Why would anybody stake their reputation, financial future, and businesses on such an elaborate setup to a lie? It’s like how a prosecutor in a trial doesn’t ask a question they don’t already know the answer to. You KNOW he already has all the test results back. Otherwise, he wouldn’t have even started this ruse.
Well, the obvious reason could be that it’s a scam and they’re hoping to get as much money as they can, and then run. It’s not even a particularly elaborate or expensive setup so far. Just a company, some PR, and some pictures of what’s supposed to be a battery.
FWIW, I don’t think it was intended as a scam. More likely someone had some grand ideas for an electric motorbike, which ran up against the limits of battery technology, and they’re still promoting it because they hope that the breakthrough they need is just around the corner, and all they need is the money from the first batch sold to enable them to build a second version that actually does what’s promised. They would be far from the fist company to promise a revolutionary machine/vehicle/device that ultimately falls short.
He’s specifically said he’s not fund raising anymore/currently. Any funds they raised were well before any of his claims were made public. It’d be a horrible scam to spend all this money that you already raised just to NOT raise more money and bury your own reputation and companies, no?
Also not sure how they’d expect to sell that first batch of motorcycles if they don’t deliver what they said they were. That would just open them up to expensive lawsuits, which, again, spending money fighting pricey lawsuits would be a strange way to try to scam money from folks.

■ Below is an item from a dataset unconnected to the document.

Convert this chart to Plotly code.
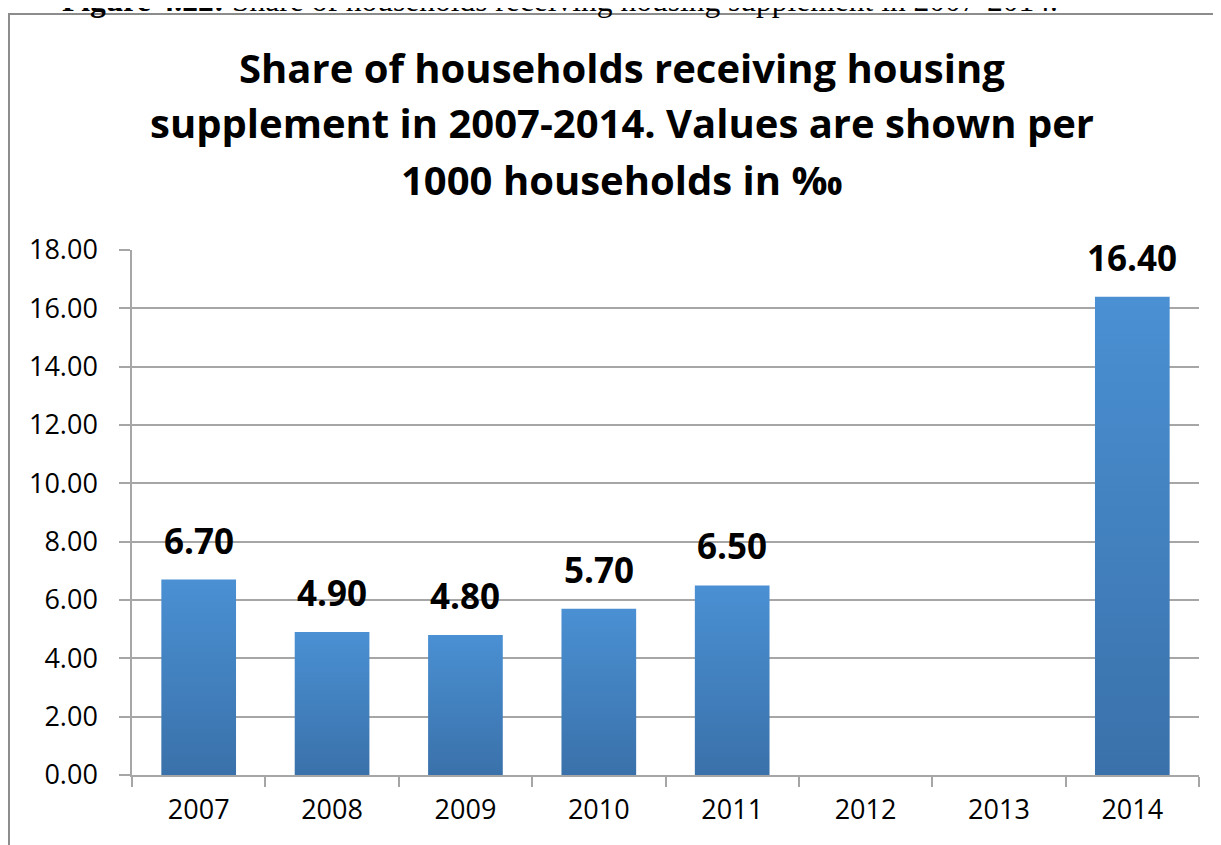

There was an interview with the founder on a competing ev based “electric tech” site. He’s quoted as saying, “There are a million investors chasing us right now, but we are literally not talking to anybody. We tell investors that we can discuss terms after we have done all our disclosures.”

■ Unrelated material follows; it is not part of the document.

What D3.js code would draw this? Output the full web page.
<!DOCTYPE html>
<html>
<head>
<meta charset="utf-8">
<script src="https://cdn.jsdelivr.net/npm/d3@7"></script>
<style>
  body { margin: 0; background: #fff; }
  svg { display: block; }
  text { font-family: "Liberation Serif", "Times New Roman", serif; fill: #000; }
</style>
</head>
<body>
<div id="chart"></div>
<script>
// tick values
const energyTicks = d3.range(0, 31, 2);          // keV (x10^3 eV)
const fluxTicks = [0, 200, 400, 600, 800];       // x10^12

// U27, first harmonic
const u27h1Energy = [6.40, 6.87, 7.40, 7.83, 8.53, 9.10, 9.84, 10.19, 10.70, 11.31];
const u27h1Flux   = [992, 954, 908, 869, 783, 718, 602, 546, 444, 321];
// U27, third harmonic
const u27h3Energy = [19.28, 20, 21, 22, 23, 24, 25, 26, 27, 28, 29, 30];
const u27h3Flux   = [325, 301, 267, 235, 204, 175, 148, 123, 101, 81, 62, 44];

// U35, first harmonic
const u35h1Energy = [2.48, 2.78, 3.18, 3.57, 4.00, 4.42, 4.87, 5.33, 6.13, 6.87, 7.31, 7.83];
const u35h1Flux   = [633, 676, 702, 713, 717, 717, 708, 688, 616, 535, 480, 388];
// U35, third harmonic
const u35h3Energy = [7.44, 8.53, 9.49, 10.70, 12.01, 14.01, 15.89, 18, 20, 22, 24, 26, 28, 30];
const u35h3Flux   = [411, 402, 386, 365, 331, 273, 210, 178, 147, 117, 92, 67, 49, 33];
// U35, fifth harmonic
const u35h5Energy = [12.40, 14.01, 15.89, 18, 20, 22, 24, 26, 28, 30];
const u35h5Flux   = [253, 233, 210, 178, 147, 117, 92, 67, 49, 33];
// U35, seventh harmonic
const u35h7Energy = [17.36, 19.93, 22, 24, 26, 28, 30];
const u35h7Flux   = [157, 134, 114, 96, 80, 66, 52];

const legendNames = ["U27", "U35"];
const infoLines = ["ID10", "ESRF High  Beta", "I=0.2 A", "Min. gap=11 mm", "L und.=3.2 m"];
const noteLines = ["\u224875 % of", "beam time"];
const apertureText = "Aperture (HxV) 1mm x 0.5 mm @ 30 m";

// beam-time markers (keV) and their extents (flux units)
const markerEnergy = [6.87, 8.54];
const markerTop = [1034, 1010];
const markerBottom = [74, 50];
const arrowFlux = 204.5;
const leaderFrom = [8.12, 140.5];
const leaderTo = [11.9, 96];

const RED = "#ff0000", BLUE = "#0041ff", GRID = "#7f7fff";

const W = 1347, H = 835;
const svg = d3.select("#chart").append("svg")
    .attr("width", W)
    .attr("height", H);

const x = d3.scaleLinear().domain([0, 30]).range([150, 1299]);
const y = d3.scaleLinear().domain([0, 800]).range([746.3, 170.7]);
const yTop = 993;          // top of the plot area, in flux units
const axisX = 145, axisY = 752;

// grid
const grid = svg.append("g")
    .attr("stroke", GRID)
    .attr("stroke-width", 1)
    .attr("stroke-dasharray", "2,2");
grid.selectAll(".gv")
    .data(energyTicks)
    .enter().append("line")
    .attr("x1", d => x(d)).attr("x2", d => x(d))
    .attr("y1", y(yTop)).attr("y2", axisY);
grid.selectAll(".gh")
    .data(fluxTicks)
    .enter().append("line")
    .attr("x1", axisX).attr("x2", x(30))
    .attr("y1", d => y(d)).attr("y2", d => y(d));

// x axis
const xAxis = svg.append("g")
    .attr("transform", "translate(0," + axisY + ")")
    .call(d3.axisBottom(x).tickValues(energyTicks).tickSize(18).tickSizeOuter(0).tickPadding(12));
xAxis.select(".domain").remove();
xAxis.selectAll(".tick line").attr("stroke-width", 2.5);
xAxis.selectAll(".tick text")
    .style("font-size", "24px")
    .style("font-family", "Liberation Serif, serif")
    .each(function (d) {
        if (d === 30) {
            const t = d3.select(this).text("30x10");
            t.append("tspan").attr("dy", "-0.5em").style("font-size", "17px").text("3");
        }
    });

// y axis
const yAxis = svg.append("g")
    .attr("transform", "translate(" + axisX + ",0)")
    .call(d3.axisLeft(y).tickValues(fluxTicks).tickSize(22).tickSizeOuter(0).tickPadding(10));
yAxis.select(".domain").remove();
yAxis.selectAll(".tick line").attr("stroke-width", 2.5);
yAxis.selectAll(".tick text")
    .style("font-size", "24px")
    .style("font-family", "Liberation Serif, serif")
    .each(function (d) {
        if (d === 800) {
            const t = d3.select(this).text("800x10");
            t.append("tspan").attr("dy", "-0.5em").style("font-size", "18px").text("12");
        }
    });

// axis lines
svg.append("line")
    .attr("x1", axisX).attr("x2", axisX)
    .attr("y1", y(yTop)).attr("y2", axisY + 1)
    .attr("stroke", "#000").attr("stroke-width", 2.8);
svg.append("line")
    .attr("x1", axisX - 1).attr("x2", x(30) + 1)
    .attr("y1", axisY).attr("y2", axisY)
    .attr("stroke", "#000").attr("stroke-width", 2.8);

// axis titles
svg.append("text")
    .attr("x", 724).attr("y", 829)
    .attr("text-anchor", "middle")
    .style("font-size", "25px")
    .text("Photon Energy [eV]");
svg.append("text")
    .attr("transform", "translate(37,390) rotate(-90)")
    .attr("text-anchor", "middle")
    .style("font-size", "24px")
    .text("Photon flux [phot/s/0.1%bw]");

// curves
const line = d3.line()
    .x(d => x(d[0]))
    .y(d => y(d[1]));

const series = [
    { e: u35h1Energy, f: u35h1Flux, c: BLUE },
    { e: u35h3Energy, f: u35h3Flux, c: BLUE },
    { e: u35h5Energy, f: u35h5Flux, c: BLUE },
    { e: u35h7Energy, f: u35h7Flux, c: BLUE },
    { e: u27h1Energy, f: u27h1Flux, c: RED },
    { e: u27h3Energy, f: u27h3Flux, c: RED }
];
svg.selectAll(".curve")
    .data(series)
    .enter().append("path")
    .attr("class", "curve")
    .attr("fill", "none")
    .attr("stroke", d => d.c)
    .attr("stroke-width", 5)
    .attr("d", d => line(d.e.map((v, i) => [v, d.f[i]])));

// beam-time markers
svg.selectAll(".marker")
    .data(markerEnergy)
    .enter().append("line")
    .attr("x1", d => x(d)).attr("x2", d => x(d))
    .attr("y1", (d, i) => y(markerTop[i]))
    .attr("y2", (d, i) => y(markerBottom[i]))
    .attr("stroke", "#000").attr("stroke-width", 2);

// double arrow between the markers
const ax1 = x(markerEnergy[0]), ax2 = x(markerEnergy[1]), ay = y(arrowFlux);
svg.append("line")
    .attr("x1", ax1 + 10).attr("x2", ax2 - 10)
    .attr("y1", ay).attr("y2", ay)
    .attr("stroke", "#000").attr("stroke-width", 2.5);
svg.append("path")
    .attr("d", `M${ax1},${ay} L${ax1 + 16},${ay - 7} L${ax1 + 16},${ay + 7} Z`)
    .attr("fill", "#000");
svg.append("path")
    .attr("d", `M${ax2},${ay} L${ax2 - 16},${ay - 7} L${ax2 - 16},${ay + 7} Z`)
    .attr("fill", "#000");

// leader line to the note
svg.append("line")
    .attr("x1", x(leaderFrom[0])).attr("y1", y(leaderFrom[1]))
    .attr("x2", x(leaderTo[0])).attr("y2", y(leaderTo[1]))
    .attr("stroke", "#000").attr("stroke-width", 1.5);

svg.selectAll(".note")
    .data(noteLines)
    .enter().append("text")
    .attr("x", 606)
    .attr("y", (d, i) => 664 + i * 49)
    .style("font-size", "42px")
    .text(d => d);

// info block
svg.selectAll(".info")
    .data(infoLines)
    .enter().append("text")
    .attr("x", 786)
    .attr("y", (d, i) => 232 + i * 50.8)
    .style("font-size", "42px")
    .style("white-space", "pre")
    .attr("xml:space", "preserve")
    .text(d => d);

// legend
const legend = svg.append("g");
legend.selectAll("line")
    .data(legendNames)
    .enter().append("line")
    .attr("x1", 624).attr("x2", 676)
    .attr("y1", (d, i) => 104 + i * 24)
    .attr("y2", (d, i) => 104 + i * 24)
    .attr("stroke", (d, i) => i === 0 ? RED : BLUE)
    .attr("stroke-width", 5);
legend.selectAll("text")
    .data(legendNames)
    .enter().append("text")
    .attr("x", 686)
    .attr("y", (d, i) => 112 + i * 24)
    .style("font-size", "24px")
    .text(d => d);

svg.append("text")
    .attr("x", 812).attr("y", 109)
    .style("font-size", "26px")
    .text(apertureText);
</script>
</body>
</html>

You don’t have to be in it as deep as Theranos or Enron to decide that you’re best off keeping up the charade a little longer while you wait for an escape opportunity.

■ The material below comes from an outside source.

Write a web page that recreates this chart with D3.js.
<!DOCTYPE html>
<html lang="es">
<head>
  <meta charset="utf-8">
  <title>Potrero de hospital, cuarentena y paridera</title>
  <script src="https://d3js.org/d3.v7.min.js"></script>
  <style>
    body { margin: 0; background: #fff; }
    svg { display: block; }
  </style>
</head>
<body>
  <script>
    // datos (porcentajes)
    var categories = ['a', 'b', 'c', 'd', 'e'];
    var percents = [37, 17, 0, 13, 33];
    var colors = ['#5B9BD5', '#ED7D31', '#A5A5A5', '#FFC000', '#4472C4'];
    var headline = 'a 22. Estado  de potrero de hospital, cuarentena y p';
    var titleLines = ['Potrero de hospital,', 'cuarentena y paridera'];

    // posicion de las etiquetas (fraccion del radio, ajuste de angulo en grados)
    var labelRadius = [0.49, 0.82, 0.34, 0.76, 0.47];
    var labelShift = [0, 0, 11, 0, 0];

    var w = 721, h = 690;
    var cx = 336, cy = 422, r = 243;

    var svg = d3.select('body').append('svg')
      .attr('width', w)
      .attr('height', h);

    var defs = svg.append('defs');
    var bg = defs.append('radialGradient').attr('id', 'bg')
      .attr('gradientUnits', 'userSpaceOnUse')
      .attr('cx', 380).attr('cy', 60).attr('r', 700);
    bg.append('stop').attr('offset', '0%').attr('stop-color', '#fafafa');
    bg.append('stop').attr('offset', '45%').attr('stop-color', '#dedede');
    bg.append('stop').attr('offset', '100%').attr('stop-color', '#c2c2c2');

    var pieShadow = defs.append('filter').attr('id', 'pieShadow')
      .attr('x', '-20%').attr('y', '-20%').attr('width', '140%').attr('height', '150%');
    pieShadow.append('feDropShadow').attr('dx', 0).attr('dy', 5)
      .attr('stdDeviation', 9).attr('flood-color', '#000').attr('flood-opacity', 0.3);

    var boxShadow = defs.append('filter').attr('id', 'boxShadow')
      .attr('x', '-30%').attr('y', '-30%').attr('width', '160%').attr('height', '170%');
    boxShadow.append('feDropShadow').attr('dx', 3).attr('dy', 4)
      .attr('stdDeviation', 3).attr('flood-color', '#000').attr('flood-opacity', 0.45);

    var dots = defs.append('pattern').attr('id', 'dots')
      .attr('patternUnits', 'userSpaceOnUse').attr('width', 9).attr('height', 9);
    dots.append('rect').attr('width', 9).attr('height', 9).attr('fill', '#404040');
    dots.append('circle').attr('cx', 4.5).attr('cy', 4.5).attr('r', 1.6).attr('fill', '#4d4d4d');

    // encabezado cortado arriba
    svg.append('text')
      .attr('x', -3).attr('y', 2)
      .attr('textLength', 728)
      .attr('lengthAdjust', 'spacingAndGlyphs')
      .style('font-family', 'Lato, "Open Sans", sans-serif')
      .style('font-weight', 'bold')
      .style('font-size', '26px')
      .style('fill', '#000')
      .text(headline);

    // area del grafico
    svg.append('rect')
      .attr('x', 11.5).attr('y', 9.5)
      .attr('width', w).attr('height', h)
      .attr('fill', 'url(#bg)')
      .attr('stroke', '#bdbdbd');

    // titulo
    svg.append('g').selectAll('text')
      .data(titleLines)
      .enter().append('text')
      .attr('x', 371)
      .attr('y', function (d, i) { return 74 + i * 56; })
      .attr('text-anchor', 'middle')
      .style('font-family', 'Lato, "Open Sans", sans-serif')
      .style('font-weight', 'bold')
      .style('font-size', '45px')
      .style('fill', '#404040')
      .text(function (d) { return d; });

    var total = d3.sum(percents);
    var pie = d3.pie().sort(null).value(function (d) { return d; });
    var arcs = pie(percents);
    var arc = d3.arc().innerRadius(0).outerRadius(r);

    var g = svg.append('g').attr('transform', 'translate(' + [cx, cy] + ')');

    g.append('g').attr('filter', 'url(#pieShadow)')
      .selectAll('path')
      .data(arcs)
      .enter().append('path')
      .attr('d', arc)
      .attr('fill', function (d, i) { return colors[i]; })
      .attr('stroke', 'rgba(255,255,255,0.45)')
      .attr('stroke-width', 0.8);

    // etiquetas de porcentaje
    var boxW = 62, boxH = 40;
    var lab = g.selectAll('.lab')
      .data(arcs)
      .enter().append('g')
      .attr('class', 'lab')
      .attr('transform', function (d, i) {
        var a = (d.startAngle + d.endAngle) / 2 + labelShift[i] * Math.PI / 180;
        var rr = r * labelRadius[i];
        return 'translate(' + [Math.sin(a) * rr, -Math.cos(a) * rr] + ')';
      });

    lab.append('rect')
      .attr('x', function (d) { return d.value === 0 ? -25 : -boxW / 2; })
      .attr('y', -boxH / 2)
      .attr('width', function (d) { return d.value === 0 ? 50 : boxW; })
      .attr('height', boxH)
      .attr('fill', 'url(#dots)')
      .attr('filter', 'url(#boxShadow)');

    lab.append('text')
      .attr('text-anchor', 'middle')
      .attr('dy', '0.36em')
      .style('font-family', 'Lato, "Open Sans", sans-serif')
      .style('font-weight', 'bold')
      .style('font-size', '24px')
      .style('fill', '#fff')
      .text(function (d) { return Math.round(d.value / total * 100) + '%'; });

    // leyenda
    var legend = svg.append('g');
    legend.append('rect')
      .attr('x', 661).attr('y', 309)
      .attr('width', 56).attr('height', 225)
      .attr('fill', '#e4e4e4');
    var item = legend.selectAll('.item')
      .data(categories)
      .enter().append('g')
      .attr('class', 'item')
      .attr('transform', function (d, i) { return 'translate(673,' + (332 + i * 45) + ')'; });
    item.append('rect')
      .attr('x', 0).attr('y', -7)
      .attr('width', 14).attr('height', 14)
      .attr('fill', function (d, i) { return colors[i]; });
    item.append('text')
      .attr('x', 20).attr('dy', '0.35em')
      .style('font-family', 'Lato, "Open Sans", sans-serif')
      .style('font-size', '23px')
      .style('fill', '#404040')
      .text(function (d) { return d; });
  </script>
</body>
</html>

Somebody miscalculated. They didn’t understand what improbably large claims they were making and that by making them all on one product they were promising the holy grail. They don’t know that if a supplier brought tests like these in to a pitch for an OEM to back up the claims they’re making, they wouldn’t be allowed back and the person who scheduled them would be scolded for wasting everyone’s time.
He’s already created and invented a number of legit products and has founded legit and successful companies. He’s not like a Musk, buying up other companies with daddy’s money and claiming he invented all the things the company did. They stopped fundraising before publicly making these claims, and are refusing investors until their claims are substantiated.
There’s no “escape opportunity” at this point. He’s either correct and is confident that he’s correct, or he’ll be ruined.
Why would that guy on the corner risk his reputation that the end of the world is nigh? Thus, it MUST be true!
As someone already said, he could far more easily sell the tech to a corporation for billions and not make a marketing scheme.
Dude is probably already residing in a non-extradition country.
Guy on the corner? He’s already invented more products than (I’m guessing) either of us, and started more successful businesses than (again, I’m guessing), either of us. He’s not just some rando spouting madness on some random street corner.
Cool. So this is like a fictional TV show or movie. Most of which are fictional.